Haciendo abstracción de los problemas que sacuden a buena parte de los pueblos del interior, sobre todo los que se aglutinan y prestan vida aún a paisajes montañosos que sin ellos serían eriales y desoladora imagen del desahucio humano, pasando por alto la despoblación que los abate, el envejecimiento de la pirámide de edad (los jubilados invaden la carretera, dan vida a los bares, animan el cotarro, aun con sus miradas marchitas, huérfanas de esperanzas) el colapso de los medios de vida que empujaron a la emigración a la gente joven, se impone resaltar lo que, al margen de vaivenes demográficos y económicos, resulta imperecedero: su asentamiento en la montaña, el paisaje que los circunda, las caprichosas formas naturales que perdurarán siempre y los hacen diferentes entre sí. En suma, la esencia indestructible de su razón de ser. Hay mudanzas en lo que a sus habitantes se refiere; no la habrá jamás en lo que es ajeno a lo humano y pertenece a la obra de la Naturaleza. Esto perdurará siempre si no producen cataclismos que lo borren del mapa o convulsiones telúricas que trastoquen su fisonomía.

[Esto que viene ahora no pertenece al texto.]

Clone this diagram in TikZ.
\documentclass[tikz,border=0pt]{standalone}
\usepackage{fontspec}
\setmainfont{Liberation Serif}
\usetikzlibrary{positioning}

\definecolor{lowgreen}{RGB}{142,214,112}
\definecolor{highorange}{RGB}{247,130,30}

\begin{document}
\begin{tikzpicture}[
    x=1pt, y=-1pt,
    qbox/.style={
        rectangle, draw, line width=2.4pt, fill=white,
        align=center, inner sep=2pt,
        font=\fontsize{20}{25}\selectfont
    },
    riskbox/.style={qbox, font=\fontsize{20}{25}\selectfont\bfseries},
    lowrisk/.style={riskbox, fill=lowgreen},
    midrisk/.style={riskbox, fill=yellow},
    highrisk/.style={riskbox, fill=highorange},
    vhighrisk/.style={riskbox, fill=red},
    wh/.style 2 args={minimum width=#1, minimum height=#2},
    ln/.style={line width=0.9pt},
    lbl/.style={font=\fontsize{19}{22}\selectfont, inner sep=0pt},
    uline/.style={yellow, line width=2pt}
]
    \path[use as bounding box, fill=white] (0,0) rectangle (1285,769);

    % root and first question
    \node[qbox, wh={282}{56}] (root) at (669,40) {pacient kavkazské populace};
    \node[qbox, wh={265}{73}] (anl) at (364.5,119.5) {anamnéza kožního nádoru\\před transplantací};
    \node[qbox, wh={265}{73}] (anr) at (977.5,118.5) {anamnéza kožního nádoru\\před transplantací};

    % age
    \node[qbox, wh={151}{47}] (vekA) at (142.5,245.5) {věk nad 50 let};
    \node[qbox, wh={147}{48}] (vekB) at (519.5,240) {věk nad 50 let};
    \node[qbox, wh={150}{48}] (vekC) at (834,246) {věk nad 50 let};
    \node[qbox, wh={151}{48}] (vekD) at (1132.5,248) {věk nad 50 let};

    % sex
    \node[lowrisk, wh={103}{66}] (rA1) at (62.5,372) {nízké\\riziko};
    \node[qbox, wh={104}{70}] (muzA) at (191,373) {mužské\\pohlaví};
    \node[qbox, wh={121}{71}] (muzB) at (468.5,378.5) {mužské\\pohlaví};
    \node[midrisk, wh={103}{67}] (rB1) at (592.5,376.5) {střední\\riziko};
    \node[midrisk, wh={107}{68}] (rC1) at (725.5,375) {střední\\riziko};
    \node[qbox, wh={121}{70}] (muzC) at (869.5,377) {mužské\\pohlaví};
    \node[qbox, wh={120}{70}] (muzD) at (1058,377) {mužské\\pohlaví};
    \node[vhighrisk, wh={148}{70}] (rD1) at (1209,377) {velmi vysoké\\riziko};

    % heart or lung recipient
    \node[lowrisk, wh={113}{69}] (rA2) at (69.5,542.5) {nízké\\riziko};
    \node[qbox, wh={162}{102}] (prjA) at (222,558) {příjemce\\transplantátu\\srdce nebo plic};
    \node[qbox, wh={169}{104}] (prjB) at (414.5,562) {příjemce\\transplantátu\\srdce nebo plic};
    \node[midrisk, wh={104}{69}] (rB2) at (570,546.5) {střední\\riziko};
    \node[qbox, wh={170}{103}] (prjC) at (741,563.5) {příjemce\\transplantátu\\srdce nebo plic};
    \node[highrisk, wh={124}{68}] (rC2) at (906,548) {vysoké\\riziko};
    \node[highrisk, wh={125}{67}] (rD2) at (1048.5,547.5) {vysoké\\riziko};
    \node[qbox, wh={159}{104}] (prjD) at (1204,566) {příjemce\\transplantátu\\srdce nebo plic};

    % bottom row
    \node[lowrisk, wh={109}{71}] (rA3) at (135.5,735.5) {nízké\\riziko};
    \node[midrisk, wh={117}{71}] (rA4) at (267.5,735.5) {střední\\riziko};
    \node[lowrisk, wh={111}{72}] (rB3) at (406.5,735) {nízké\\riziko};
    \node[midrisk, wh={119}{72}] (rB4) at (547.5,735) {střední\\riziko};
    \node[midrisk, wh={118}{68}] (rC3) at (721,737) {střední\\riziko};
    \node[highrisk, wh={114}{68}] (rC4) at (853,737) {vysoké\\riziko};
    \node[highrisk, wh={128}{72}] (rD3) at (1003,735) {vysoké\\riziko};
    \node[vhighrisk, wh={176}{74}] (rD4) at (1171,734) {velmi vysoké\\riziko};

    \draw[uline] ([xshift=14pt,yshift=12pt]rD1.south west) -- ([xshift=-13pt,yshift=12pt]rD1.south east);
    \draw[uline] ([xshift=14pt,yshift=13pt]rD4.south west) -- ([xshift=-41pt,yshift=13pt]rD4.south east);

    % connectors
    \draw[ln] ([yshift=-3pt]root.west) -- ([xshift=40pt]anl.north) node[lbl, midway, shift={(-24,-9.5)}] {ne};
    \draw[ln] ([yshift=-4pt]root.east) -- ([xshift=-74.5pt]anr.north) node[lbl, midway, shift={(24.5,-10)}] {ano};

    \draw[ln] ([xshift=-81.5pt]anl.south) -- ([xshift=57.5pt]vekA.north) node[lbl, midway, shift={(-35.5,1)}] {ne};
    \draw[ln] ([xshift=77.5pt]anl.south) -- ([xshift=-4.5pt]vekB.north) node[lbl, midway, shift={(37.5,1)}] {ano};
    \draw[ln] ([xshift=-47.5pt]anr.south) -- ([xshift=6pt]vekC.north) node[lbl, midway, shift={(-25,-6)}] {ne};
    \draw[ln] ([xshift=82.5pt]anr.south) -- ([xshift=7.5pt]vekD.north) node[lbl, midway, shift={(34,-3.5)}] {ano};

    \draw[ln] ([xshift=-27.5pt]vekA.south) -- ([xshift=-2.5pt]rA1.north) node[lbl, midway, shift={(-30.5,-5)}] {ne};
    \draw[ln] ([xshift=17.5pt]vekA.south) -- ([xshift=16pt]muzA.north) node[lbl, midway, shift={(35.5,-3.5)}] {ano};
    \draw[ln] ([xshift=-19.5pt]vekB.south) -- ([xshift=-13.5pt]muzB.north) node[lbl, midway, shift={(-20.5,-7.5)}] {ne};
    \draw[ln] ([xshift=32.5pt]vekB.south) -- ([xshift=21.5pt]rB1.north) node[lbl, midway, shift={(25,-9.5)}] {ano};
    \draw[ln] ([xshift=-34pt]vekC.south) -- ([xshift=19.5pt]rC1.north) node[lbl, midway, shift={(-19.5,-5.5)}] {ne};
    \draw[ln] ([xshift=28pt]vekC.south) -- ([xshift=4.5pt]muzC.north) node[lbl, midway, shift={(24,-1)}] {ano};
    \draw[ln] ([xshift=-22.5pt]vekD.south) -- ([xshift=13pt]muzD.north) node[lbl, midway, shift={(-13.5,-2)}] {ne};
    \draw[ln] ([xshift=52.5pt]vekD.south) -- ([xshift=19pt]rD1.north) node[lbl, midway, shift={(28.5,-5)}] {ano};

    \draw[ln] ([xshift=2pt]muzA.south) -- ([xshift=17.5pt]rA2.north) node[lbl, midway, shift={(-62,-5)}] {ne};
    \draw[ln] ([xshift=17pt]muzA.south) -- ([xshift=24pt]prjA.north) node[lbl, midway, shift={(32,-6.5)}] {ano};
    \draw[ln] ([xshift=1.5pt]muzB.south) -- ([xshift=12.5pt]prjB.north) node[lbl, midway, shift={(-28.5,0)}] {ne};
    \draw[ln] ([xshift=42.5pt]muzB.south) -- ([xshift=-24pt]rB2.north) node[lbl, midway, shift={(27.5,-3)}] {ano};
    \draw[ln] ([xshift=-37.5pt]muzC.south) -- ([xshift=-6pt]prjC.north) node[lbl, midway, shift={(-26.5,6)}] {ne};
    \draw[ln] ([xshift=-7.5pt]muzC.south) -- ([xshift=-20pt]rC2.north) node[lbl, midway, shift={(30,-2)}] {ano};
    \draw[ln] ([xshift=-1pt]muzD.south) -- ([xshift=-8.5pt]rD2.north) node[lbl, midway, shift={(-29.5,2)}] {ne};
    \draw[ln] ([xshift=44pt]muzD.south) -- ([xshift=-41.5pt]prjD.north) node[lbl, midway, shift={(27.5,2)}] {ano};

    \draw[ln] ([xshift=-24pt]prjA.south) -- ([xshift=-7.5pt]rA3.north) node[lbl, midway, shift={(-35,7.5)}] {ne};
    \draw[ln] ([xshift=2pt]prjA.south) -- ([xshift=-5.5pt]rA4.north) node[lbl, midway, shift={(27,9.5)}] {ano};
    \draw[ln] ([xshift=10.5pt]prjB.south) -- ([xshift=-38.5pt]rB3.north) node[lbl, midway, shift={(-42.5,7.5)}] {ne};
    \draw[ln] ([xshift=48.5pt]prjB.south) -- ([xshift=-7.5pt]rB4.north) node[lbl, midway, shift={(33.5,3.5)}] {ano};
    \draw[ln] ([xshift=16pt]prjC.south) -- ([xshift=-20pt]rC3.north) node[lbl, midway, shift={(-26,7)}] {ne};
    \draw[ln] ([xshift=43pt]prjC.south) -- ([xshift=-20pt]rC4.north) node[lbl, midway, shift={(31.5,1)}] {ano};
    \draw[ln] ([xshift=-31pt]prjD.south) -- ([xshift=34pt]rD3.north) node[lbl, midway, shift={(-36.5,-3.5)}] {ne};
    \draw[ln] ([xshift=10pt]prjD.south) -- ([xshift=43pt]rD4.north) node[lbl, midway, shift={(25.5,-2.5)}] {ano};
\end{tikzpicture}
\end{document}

A tiro de piedra de la Costa del Sol, carretera de San Pedro arriba, en Igualeja, las fuentes del río Genal son una perenne invitación al bienestar y el sosiego. Un alto en el camino serrano para gozar de la frescura y del paisaje prístino que las envuelve sin apenas mancillar por el hombre. Final acertado del verano, sim equivocqarnos.
No lamentará haberse adentrado en el interior. Si decidió abandonar por unas horas las playas costasoleñas, la primera recompensa se la ofrece la contemplación del escenario abismal que flanquea el culebreo de la vía. Luego, vendrá la gratificante sensación de hundir los pies en el mismo nacimiento del río. Igualeja, puerta del valle, tras los caminos del mar, emerge al pie de las estribaciones de sierra Bermeja, trepando por montículos que se rindieron al avance del pueblo. A poco más de 200 metros nos topamos con la rocosa puerta del escondrijo donde el nacimiento del río Igualeja rompe la intimidad del sombrío subsuelo montañoso. Las aguas, limpias y tan cristalinas que se podrían contar una a una las piedrecillas del fondo, se precipitan en busca del llano, prestando vida a una vegetación de ribera; la cual, despreciando el roquedo acaba por arañar huertos familiares, un anticipo de la floresta que se esponja sobre un manto terroso que a golpe de azada y hoz abolió el dominio de la maleza. Son los castañares, que en esta época del año ya dejan a la vista el escondrijo espinoso de su fruto.
Llama la atención Igualeja, tanto por lo que desde la lejanía podemos contemplar como lo que avizoramos callejeándolo. Dominadas las rampas del Guadalmedina desde los barrancos sembrados de pinares que rastrea el río Seco, afluente pobre del Genal, obtenemos hermosas vistas del valle. No en vano se considera este lugar como el más idóneo mirador que se puede encontrar para admirar su belleza natural. Solacémonos con sendas frescas como si empezaran a correr bajo el sol del medio día. Senderos humildes hechos por pisadas ajenas, y que siempre nos parece que, virginalmente, se dejan abrir bajo nuestros pies.
Para luchar contra los días calurosos del verano, las calles, estrechas y tortuosas como corresponde a una clara influencia árabe (cora de Takuranda) – la de los moros, como dicen los más viejos del lugar en sus chácharas de mentideros y tabernas – y las fachadas de piedra y cal, se aprietan unas a otras procurando el frescor en los que las habitan o transitan. Rejas y balcones de hierro limitan estancias privadas, amén de las celosías que impiden el paso a miradas ajenas, siempre curiosas o inquisidoras.
Todos los caminos del interior, indefectiblemente conducen a la iglesia de cada pueblo, de todos los pueblos. La de Igualeja, bajo la advocación de Santa Rosa de Lima, hunde sus raíces en el siglo XVI; fue fundada por el arzobispo de Sevilla, Diego de Deza, y en los siglos posteriores se sometió a varias reformas. De su trazado originario no queda sino la torre, antiquísimo alminar de una mezquita. El contrapunto modesto lo ofrece la capilla del Divino Pastor, del siglo XVIII, que dominando una calle empinada y con fachada adornada con columnas adosadas, las cuales sostienen un esbelto campanario – blanco de cal y oscuro techada con tejas moriscas-, hablan de una religiosidad que viene de lejos y un afán de trascendencia que va más allá del regular vivir de cada día.